(begin)

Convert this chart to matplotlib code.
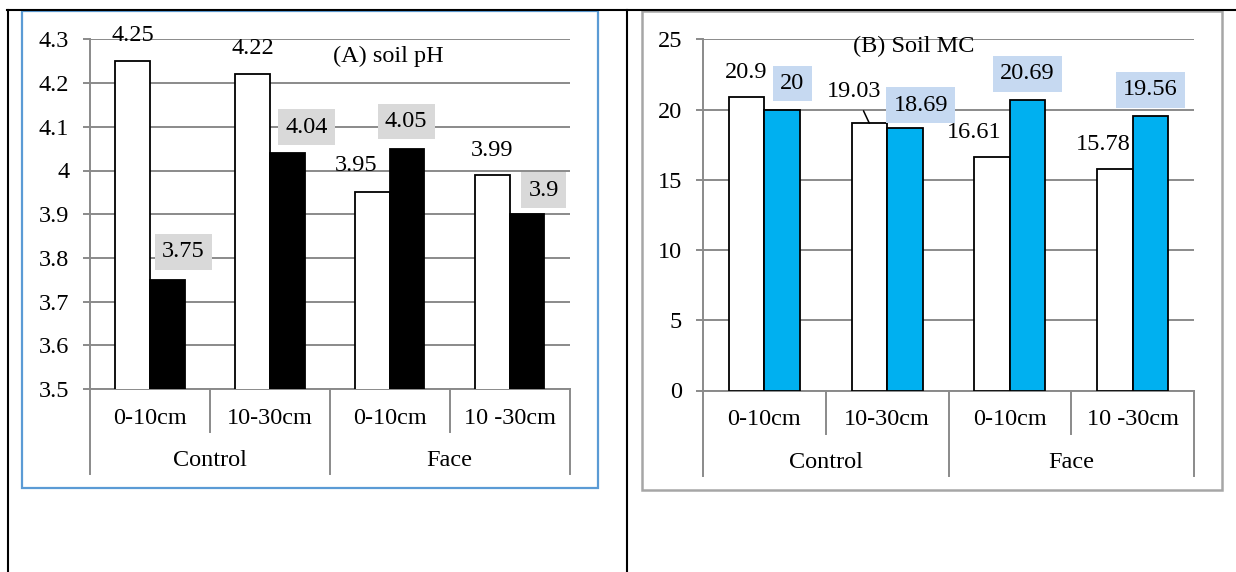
import numpy as np
import matplotlib
matplotlib.use('Agg')
import matplotlib.pyplot as plt
from matplotlib.lines import Line2D
from matplotlib.patches import Rectangle

# =============================================================================
# data
# =============================================================================
depths = ['0-10cm', '10-30cm', '0-10cm', '10 -30cm']
treatments = ['Control', 'Face']

ph_white = [4.25, 4.22, 3.95, 3.99]
ph_black = [3.75, 4.04, 4.05, 3.9]
ph_ticks = [3.5, 3.6, 3.7, 3.8, 3.9, 4.0, 4.1, 4.2, 4.3]

mc_white = [20.9, 19.03, 16.61, 15.78]
mc_blue = [20, 18.69, 20.69, 19.56]
mc_ticks = [0, 5, 10, 15, 20, 25]

plt.rcParams['font.family'] = ['Liberation Serif', 'DejaVu Serif']
plt.rcParams['font.size'] = 17.5

W, H = 1236, 572
GRID = '#8a8a8a'
fig = plt.figure(figsize=(W / 100, H / 100), dpi=100)


def px_axes(left, top, right, bottom):
    return fig.add_axes([left / W, 1 - bottom / H, (right - left) / W, (bottom - top) / H])


def fig_line(x1, y1, x2, y2, color='black', lw=1.5):
    fig.add_artist(Line2D([x1 / W, x2 / W], [1 - y1 / H, 1 - y2 / H],
                          transform=fig.transFigure, color=color, lw=lw))


def fig_box(left, top, right, bottom, color, lw=1.5):
    fig.add_artist(Rectangle((left / W, 1 - bottom / H), (right - left) / W, (bottom - top) / H,
                             transform=fig.transFigure, fill=False, edgecolor=color, lw=lw))


def draw_panel(ax, white, second, color, box_color, ticks, title, title_pos,
               off_white, off_second, leader=None):
    x = np.arange(len(depths))
    w = 0.29
    ax.bar(x - w / 2, white, w, color='white', edgecolor='black', lw=1.3, zorder=3)
    ax.bar(x + w / 2, second, w, color=color, edgecolor='black', lw=1.3, zorder=3)
    ax.set_xlim(-0.5, 3.5)
    ax.set_ylim(ticks[0], ticks[-1])
    ax.set_yticks(ticks)
    ax.set_yticklabels(['{:g}'.format(t) for t in ticks])
    ax.yaxis.grid(True, color=GRID, lw=1.4)
    ax.set_axisbelow(True)
    for s in ['top', 'right']:
        ax.spines[s].set_visible(False)
    for s in ['left', 'bottom']:
        ax.spines[s].set_color(GRID)
        ax.spines[s].set_linewidth(1.4)
    ax.tick_params(axis='y', length=5, width=1.4, color=GRID, pad=10)
    ax.tick_params(axis='x', length=0, labelbottom=False)

    # two-level category axis
    tr = ax.get_xaxis_transform()
    for i, d in enumerate(depths):
        ax.text(i, -0.083, d, transform=tr, ha='center', va='center')
    for j, t in enumerate(treatments):
        ax.text(2 * j + 0.5, -0.205, t, transform=tr, ha='center', va='center')
    for xs in [0.5, 2.5]:
        ax.plot([xs, xs], [0, -0.123], transform=tr, color=GRID, lw=1.4, clip_on=False)
    for xs in [-0.5, 1.5, 3.5]:
        ax.plot([xs, xs], [0, -0.243], transform=tr, color=GRID, lw=1.4, clip_on=False)

    # value labels
    for i, v in enumerate(white):
        dx, dy = off_white[i]
        kw = {}
        if leader == i:
            kw['arrowprops'] = dict(arrowstyle='-', color='black', lw=1.1, shrinkA=5, shrinkB=0)
        ax.annotate('{:g}'.format(v), xy=(x[i] - w / 2, v), xytext=(dx * 0.72, dy * 0.72),
                    textcoords='offset points', ha='center', va='center', zorder=5, **kw)
    for i, v in enumerate(second):
        dx, dy = off_second[i]
        ax.annotate('{:g}'.format(v), xy=(x[i] + w / 2, v), xytext=(dx * 0.72, dy * 0.72),
                    textcoords='offset points', ha='center', va='center', zorder=5,
                    bbox=dict(boxstyle='square,pad=0.3', fc=box_color, ec='none'))
    ax.text(title_pos[0], title_pos[1], title, transform=ax.transAxes,
            ha='center', va='center', zorder=5)


# outer table lines
fig_line(7, 9.5, W, 9.5)
fig_line(8, 9.5, 8, H)
fig_line(627, 9.5, 627, H)

# panel frames
fig_box(22, 11, 598, 488, '#5b9bd5', lw=1.6)
fig_box(642, 11, 1222, 490, '#a6a6a6', lw=1.8)

ax1 = px_axes(90, 39.4, 569.5, 389)
draw_panel(ax1, ph_white, ph_black, 'black', '#d9d9d9', ph_ticks,
           '(A) soil pH', (0.6215, 0.9525),
           [(0, 26), (0, 26), (-16, 27), (0, 24)],
           [(16, 28), (19, 26), (-1, 27), (17, 24)])

ax2 = px_axes(703, 39.4, 1194, 390.5)
draw_panel(ax2, mc_white, mc_blue, '#00b0f0', '#c6d9f1', mc_ticks,
           '(B) Soil MC', (0.43, 0.9786),
           [(0, 24), (-15, 32), (-18, 25), (-12, 24)],
           [(10, 26), (16, 23), (0, 26), (0, 26)],
           leader=1)

fig.savefig('out.png', dpi=100)
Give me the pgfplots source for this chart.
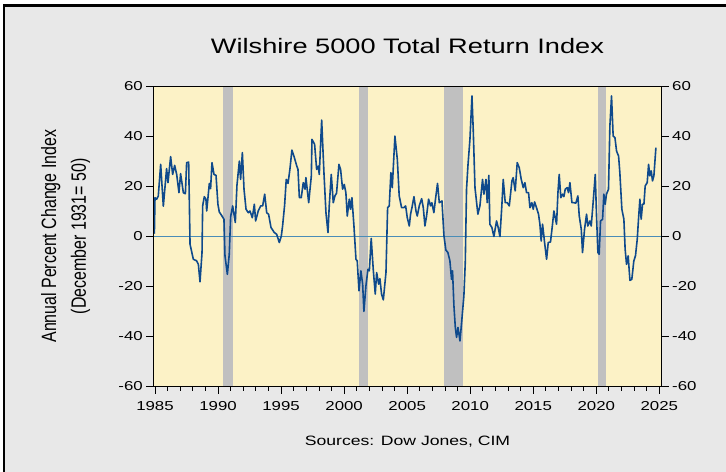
\documentclass[border=0pt]{standalone}
\usepackage{fontspec}
\setmainfont{Liberation Sans}[FakeStretch=1.3]
\newfontfamily\plainsans{Liberation Sans}
\usepackage{graphicx}
\usepackage{pgfplots}
\usepackage{pgfplotstable}
\pgfplotsset{compat=1.18}
\usepackage{xcolor}
\definecolor{frameGray}{HTML}{E8E8E8}
\definecolor{plotYellow}{HTML}{FCF2C6}
\definecolor{bandGray}{HTML}{C0C0C0}
\definecolor{lineBlue}{HTML}{0F4A8C}
\definecolor{zeroBlue}{HTML}{4A8DB7}

% annual % change, Wilshire 5000 total return
\pgfplotstableread{
year chg
1984.95 1.0
1985.00 15.4
1985.13 14.8
1985.26 16.0
1985.45 28.7
1985.66 12.0
1985.92 27.0
1986.03 21.4
1986.24 31.8
1986.40 24.7
1986.56 28.3
1986.72 24.7
1986.90 17.4
1987.03 25.0
1987.25 17.4
1987.41 17.0
1987.51 29.4
1987.67 29.6
1987.78 -3.2
1988.04 -9.2
1988.30 -9.8
1988.44 -11.2
1988.57 -18.2
1988.73 -6.5
1988.78 12.1
1988.91 15.8
1989.04 14.8
1989.10 10.1
1989.31 21.1
1989.41 19.0
1989.52 29.4
1989.68 24.7
1989.84 24.3
1989.99 12.8
1990.10 9.7
1990.31 8.1
1990.47 6.8
1990.55 -7.8
1990.74 -15.2
1990.89 -7.2
1991.00 7.8
1991.16 12.1
1991.37 5.5
1991.50 20.3
1991.69 30.0
1991.79 22.7
1991.93 33.4
1992.06 18.8
1992.22 10.8
1992.40 9.4
1992.53 10.1
1992.72 7.4
1992.88 12.8
1992.98 6.1
1993.19 10.1
1993.38 12.1
1993.54 12.1
1993.70 16.8
1993.86 9.4
1994.01 8.8
1994.20 3.5
1994.46 1.5
1994.65 0.8
1994.86 -2.5
1995.02 0.1
1995.12 4.1
1995.28 12.4
1995.41 22.7
1995.55 21.1
1995.70 26.7
1995.86 34.4
1996.02 32.0
1996.23 28.3
1996.34 26.7
1996.45 15.4
1996.60 15.4
1996.76 21.4
1996.90 18.8
1996.97 23.4
1997.19 13.4
1997.40 24.1
1997.45 38.7
1997.66 36.7
1997.82 26.7
1997.95 28.0
1998.03 24.7
1998.22 46.4
1998.40 25.4
1998.56 9.4
1998.72 1.5
1998.82 12.1
1998.98 24.7
1999.14 13.4
1999.27 16.1
1999.40 17.2
1999.59 28.7
1999.72 26.7
1999.88 18.8
2000.01 20.7
2000.14 17.4
2000.25 8.1
2000.41 14.8
2000.51 10.8
2000.62 15.4
2000.78 4.1
2000.94 -9.2
2001.04 -9.8
2001.18 -21.8
2001.33 -13.8
2001.47 -19.1
2001.57 -30.0
2001.73 -19.8
2001.89 -13.2
2002.00 -13.8
2002.15 -0.9
2002.31 -13.2
2002.47 -23.1
2002.58 -14.5
2002.74 -19.1
2002.84 -16.9
2002.97 -23.1
2003.11 -25.4
2003.32 -14.5
2003.45 11.4
2003.58 12.1
2003.71 25.4
2003.82 19.4
2004.03 40.0
2004.22 30.7
2004.37 16.1
2004.56 11.4
2004.74 11.4
2004.88 12.1
2005.01 7.4
2005.17 4.1
2005.27 8.8
2005.38 11.4
2005.54 15.8
2005.70 10.1
2005.80 8.1
2005.96 12.1
2006.15 15.0
2006.28 11.4
2006.41 4.1
2006.54 8.1
2006.70 14.8
2006.86 12.1
2006.96 13.4
2007.12 9.4
2007.23 14.1
2007.41 21.1
2007.55 13.4
2007.76 14.1
2007.92 0.1
2008.07 -5.5
2008.23 -6.5
2008.39 -9.8
2008.52 -17.2
2008.60 -13.8
2008.71 -27.8
2008.82 -36.4
2008.92 -40.4
2009.03 -36.4
2009.19 -41.8
2009.32 -34.4
2009.50 -23.8
2009.61 -10.5
2009.71 18.8
2009.82 28.1
2009.98 38.7
2010.14 56.0
2010.24 42.7
2010.38 19.4
2010.61 8.8
2010.77 12.1
2010.98 22.7
2011.09 16.8
2011.25 22.7
2011.35 13.4
2011.48 24.3
2011.56 4.8
2011.72 3.5
2011.88 -0.1
2012.09 6.1
2012.22 3.5
2012.36 -0.1
2012.51 12.1
2012.62 22.7
2012.78 13.4
2012.94 13.4
2013.10 12.1
2013.31 22.1
2013.41 23.4
2013.57 18.1
2013.73 29.4
2013.89 27.4
2014.05 22.7
2014.21 19.4
2014.34 21.4
2014.47 17.4
2014.63 17.4
2014.74 11.4
2014.89 13.4
2015.00 10.8
2015.11 13.7
2015.26 11.4
2015.42 8.8
2015.53 4.8
2015.63 -1.9
2015.74 4.8
2015.90 -2.5
2016.06 -9.2
2016.19 -2.5
2016.37 -2.3
2016.53 4.8
2016.64 10.1
2016.85 4.8
2016.96 17.4
2017.06 24.7
2017.19 15.4
2017.33 16.8
2017.43 15.8
2017.54 18.8
2017.70 19.4
2017.80 17.4
2017.91 21.4
2018.07 13.4
2018.22 13.4
2018.38 13.2
2018.54 16.1
2018.65 8.1
2018.81 2.8
2018.91 -6.5
2019.07 2.8
2019.23 8.8
2019.33 4.1
2019.49 6.1
2019.60 4.1
2019.76 14.1
2019.92 24.7
2020.02 8.1
2020.13 -6.5
2020.23 -7.2
2020.34 6.1
2020.50 6.8
2020.60 16.8
2020.71 12.8
2020.81 16.8
2020.97 18.8
2021.08 44.0
2021.21 56.0
2021.34 40.0
2021.48 39.4
2021.61 34.0
2021.77 32.0
2021.87 25.4
2022.03 10.8
2022.19 6.8
2022.29 -5.2
2022.40 -11.2
2022.53 -7.8
2022.67 -17.6
2022.82 -17.2
2022.98 -9.8
2023.11 -7.8
2023.25 -1.2
2023.35 6.8
2023.46 14.8
2023.56 6.8
2023.67 12.8
2023.78 12.8
2023.88 20.1
2024.04 21.4
2024.15 28.7
2024.25 24.1
2024.36 26.1
2024.46 22.1
2024.57 24.1
2024.73 35.4
}\wilshire

\pgfplotsset{
    wilbox/.style={
        at={(0,0)}, anchor=south west,
        scale only axis,
        width=508.4bp, height=300.5bp,
        xmin=1984.865, xmax=2025.19,
        ymin=-60, ymax=60,
        ytick={-60,-40,...,60},
        axis line style={black, line width=0.9bp},
        tick style={black, line width=0.8bp},
        tick align=outside,
        major tick length=7bp,
        minor tick length=4bp,
        tick label style={font=\fontsize{13}{15}\selectfont},
        /pgf/number format/assume math mode=true,
        /pgf/number format/1000 sep={},
        clip=false,
    }
}

\begin{document}
\begin{tikzpicture}
    \path[use as bounding box] (-153.3bp,-85.5bp) rectangle (572.7bp,386.5bp);
    \fill[white] (-153.3bp,-85.5bp) rectangle (572.7bp,386.5bp);
    \fill[frameGray] (-150.3bp,-85.5bp) rectangle (572.7bp,382.5bp);
    \draw[black, line width=2.6bp, line join=miter]
        (-149.3bp,-85.5bp) -- (-149.3bp,381.2bp) -- (572.7bp,381.2bp);

    \begin{axis}[
        wilbox,
        axis background/.style={fill=plotYellow},
        xtick={1985,1990,...,2025},
        minor x tick num=4,
        xtick pos=bottom,
        ytick pos=left,
        xticklabel style={yshift=-4bp},
    ]
    % recession bands
    \addplot[fill=bandGray, draw=none] coordinates {(1990.42,-60) (1990.42,60) (1991.21,60) (1991.21,-60)} -- cycle;
    \addplot[fill=bandGray, draw=none] coordinates {(2001.20,-60) (2001.20,60) (2001.86,60) (2001.86,-60)} -- cycle;
    \addplot[fill=bandGray, draw=none] coordinates {(2007.92,-60) (2007.92,60) (2009.40,60) (2009.40,-60)} -- cycle;
    \addplot[fill=bandGray, draw=none] coordinates {(2020.10,-60) (2020.10,60) (2020.74,60) (2020.74,-60)} -- cycle;
    % zero line
    \addplot[zeroBlue, line width=0.8bp] coordinates {(1984.865,0) (2025.19,0)};
    \addplot[lineBlue, line width=1.6bp, line join=round] table[x=year, y=chg] {\wilshire};

    \node[anchor=base, font=\fontsize{21}{24}\selectfont] at (rel axis cs:0.5,1.1082) {Wilshire 5000 Total Return Index};
    \node[anchor=base, font=\fontsize{13.6}{16}\selectfont] at (rel axis cs:0.5,-0.1947) {Sources: Dow Jones, CIM};
    \node[rotate=90, anchor=center] at (rel axis cs:-0.1737,0.5)
        {\scalebox{1}[1.3]{\plainsans\fontsize{16}{23}\selectfont\begin{tabular}{@{}c@{}}Annual Percent Change Index\\(December 1931= 50)\end{tabular}}};
    \end{axis}

    \begin{axis}[
        wilbox,
        xtick=\empty,
        ytick pos=right,
        yticklabel pos=right,
    ]
    \end{axis}
\end{tikzpicture}
\end{document}
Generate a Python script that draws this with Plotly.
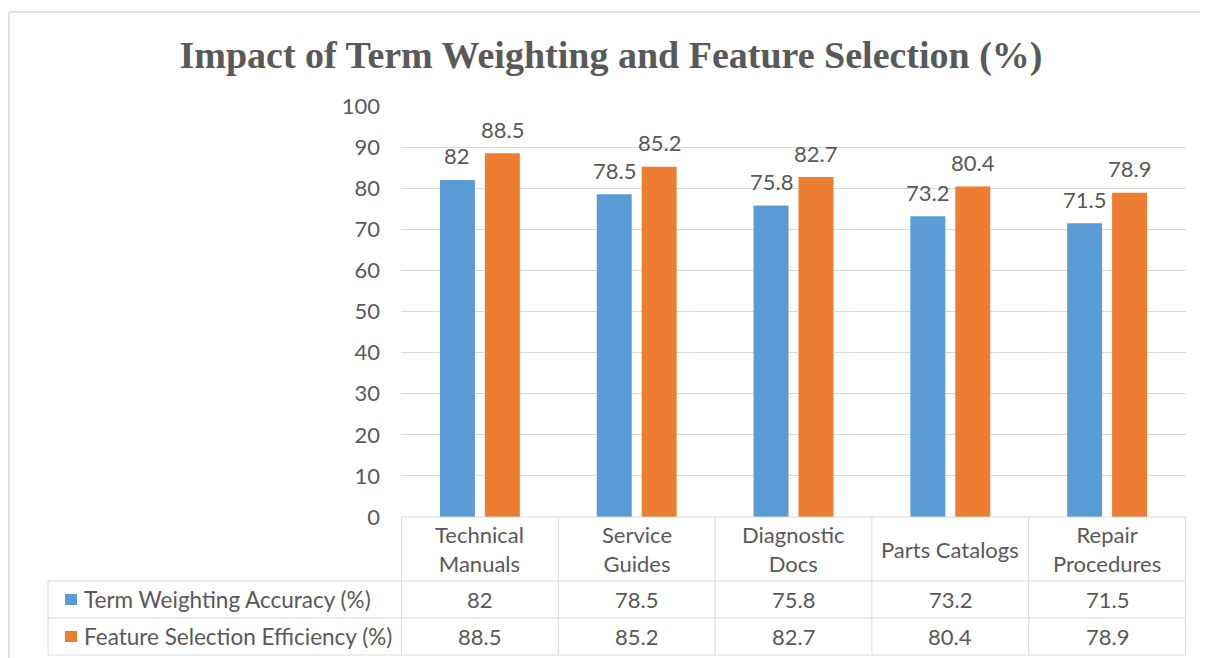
import plotly.graph_objects as go

categories = ["Technical Manuals", "Service Guides", "Diagnostic Docs", "Parts Catalogs", "Repair Procedures"]
header_labels = ["Technical<br>Manuals", "Service<br>Guides", "Diagnostic<br>Docs", "Parts Catalogs", "Repair<br>Procedures"]
series_names = ["Term Weighting Accuracy (%)", "Feature Selection Efficiency (%)"]
term_weighting = [82, 78.5, 75.8, 73.2, 71.5]
feature_selection = [88.5, 85.2, 82.7, 80.4, 78.9]
y_ticks = [0, 10, 20, 30, 40, 50, 60, 70, 80, 90, 100]

COLORS = ["#5B9BD5", "#ED7D31"]
TEXT = "#595959"
LINE = "#D9D9D9"
FONT = "Lato"
FS = 22
BARGAP = 0.427
BARGROUPGAP = 0.222

OFF = 8  # page body margin
W, H = 1208 - OFF, 658 - OFF
L, R, T, B = 401 - OFF, 22, 106 - OFF, 141
PW, PH = W - L - R, H - T - B


def px_x(p):
    return (p - OFF - L) / PW


def px_y(p):
    return 1 - (p - OFF - T) / PH


series = [term_weighting, feature_selection]

fig = go.Figure()
for name, vals, col in zip(series_names, series, COLORS):
    fig.add_trace(go.Bar(
        x=categories, y=vals, name=name, marker=dict(color=col, line=dict(width=0)),
        showlegend=False,
    ))

shapes = []
# chart border (left, top)
shapes.append(dict(type="line", xref="paper", yref="paper", x0=px_x(9), x1=px_x(9),
                   y0=px_y(12), y1=px_y(700), line=dict(color=LINE, width=1.5)))
shapes.append(dict(type="line", xref="paper", yref="paper", x0=px_x(9), x1=px_x(1300),
                   y0=px_y(12), y1=px_y(12), line=dict(color=LINE, width=1.5)))

row_lines = [517, 581, 618, 655]
shapes.append(dict(type="line", xref="paper", yref="paper", x0=0, x1=1, y0=px_y(517), y1=px_y(517),
                   line=dict(color=LINE, width=1)))
for ry in row_lines[1:]:
    shapes.append(dict(type="line", xref="paper", yref="paper", x0=px_x(48), x1=1, y0=px_y(ry), y1=px_y(ry),
                       line=dict(color=LINE, width=1)))
shapes.append(dict(type="line", xref="paper", yref="paper", x0=px_x(48), x1=px_x(48),
                   y0=px_y(581), y1=px_y(655), line=dict(color=LINE, width=1)))
for i in range(len(categories) + 1):
    xb = i - 0.5
    shapes.append(dict(type="line", xref="x", yref="paper", x0=xb, x1=xb,
                       y0=px_y(517), y1=px_y(655), line=dict(color=LINE, width=1)))
for ry, col in zip([594, 631], COLORS):
    shapes.append(dict(type="rect", xref="paper", yref="paper", x0=px_x(65), x1=px_x(77),
                       y0=px_y(ry), y1=px_y(ry + 11), fillcolor=col, line=dict(width=0)))

annotations = []
# data labels above bars (offset to each bar's slot within the group)
slot_px = (1 - BARGAP) * PW / len(categories) / len(series)
for k, vals in enumerate(series):
    shift = (k - (len(series) - 1) / 2) * slot_px
    for cat, v in zip(categories, vals):
        annotations.append(dict(x=cat, y=v, xref="x", yref="y", text=str(v), showarrow=False,
                                xanchor="center", yanchor="middle", xshift=shift, yshift=24,
                                font=dict(family=FONT, size=FS, color=TEXT)))
for i, lab in enumerate(header_labels):
    annotations.append(dict(x=i, y=px_y(549), xref="x", yref="paper", text=lab, showarrow=False,
                            xanchor="center", yanchor="middle",
                            font=dict(family=FONT, size=FS, color=TEXT)))
for ry, name, vals in zip([599.5, 636.5], series_names, series):
    annotations.append(dict(x=px_x(82), y=px_y(ry), xref="paper", yref="paper", text=name, showarrow=False,
                            xanchor="left", yanchor="middle", font=dict(family=FONT, size=22.5, color=TEXT)))
    for i, v in enumerate(vals):
        annotations.append(dict(x=i, y=px_y(ry), xref="x", yref="paper", text=str(v), showarrow=False,
                                xanchor="center", yanchor="middle",
                                font=dict(family=FONT, size=FS, color=TEXT)))

fig.update_layout(
    width=W, height=H,
    margin=dict(l=L, r=R, t=T, b=B, autoexpand=False),
    paper_bgcolor="white", plot_bgcolor="white",
    barmode="group", bargap=BARGAP, bargroupgap=BARGROUPGAP,
    title=dict(text="<b>Impact of Term Weighting and Feature Selection (%)</b>",
               x=(611 - OFF) / W, xanchor="center", y=1 - (55 - OFF) / H, yanchor="middle", yref="container",
               font=dict(family="Liberation Serif", size=38, color=TEXT)),
    xaxis=dict(showticklabels=False, showgrid=False, zeroline=False, showline=False, ticks=""),
    yaxis=dict(range=[0, 100], tickvals=y_ticks, showgrid=True, gridcolor=LINE, gridwidth=1,
               zeroline=False, showline=False, ticks="",
               tickfont=dict(family=FONT, size=FS, color=TEXT), ticklabelstandoff=20),
    shapes=shapes, annotations=annotations,
    showlegend=False,
)

fig.write_html("out.html")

(end)

What is being asked: Beginning with the first line of the records above, extract each line exactly through the line that holds "return fig.add_axes([left /", both ends included. Omit pictures.

Result of this exercise:
Convert this chart to matplotlib code.
import numpy as np
import matplotlib
matplotlib.use('Agg')
import matplotlib.pyplot as plt
from matplotlib.lines import Line2D
from matplotlib.patches import Rectangle

# =============================================================================
# data
# =============================================================================
depths = ['0-10cm', '10-30cm', '0-10cm', '10 -30cm']
treatments = ['Control', 'Face']

ph_white = [4.25, 4.22, 3.95, 3.99]
ph_black = [3.75, 4.04, 4.05, 3.9]
ph_ticks = [3.5, 3.6, 3.7, 3.8, 3.9, 4.0, 4.1, 4.2, 4.3]

mc_white = [20.9, 19.03, 16.61, 15.78]
mc_blue = [20, 18.69, 20.69, 19.56]
mc_ticks = [0, 5, 10, 15, 20, 25]

plt.rcParams['font.family'] = ['Liberation Serif', 'DejaVu Serif']
plt.rcParams['font.size'] = 17.5

W, H = 1236, 572
GRID = '#8a8a8a'
fig = plt.figure(figsize=(W / 100, H / 100), dpi=100)


def px_axes(left, top, right, bottom):
    return fig.add_axes([left / W, 1 - bottom / H, (right - left) / W, (bottom - top) / H])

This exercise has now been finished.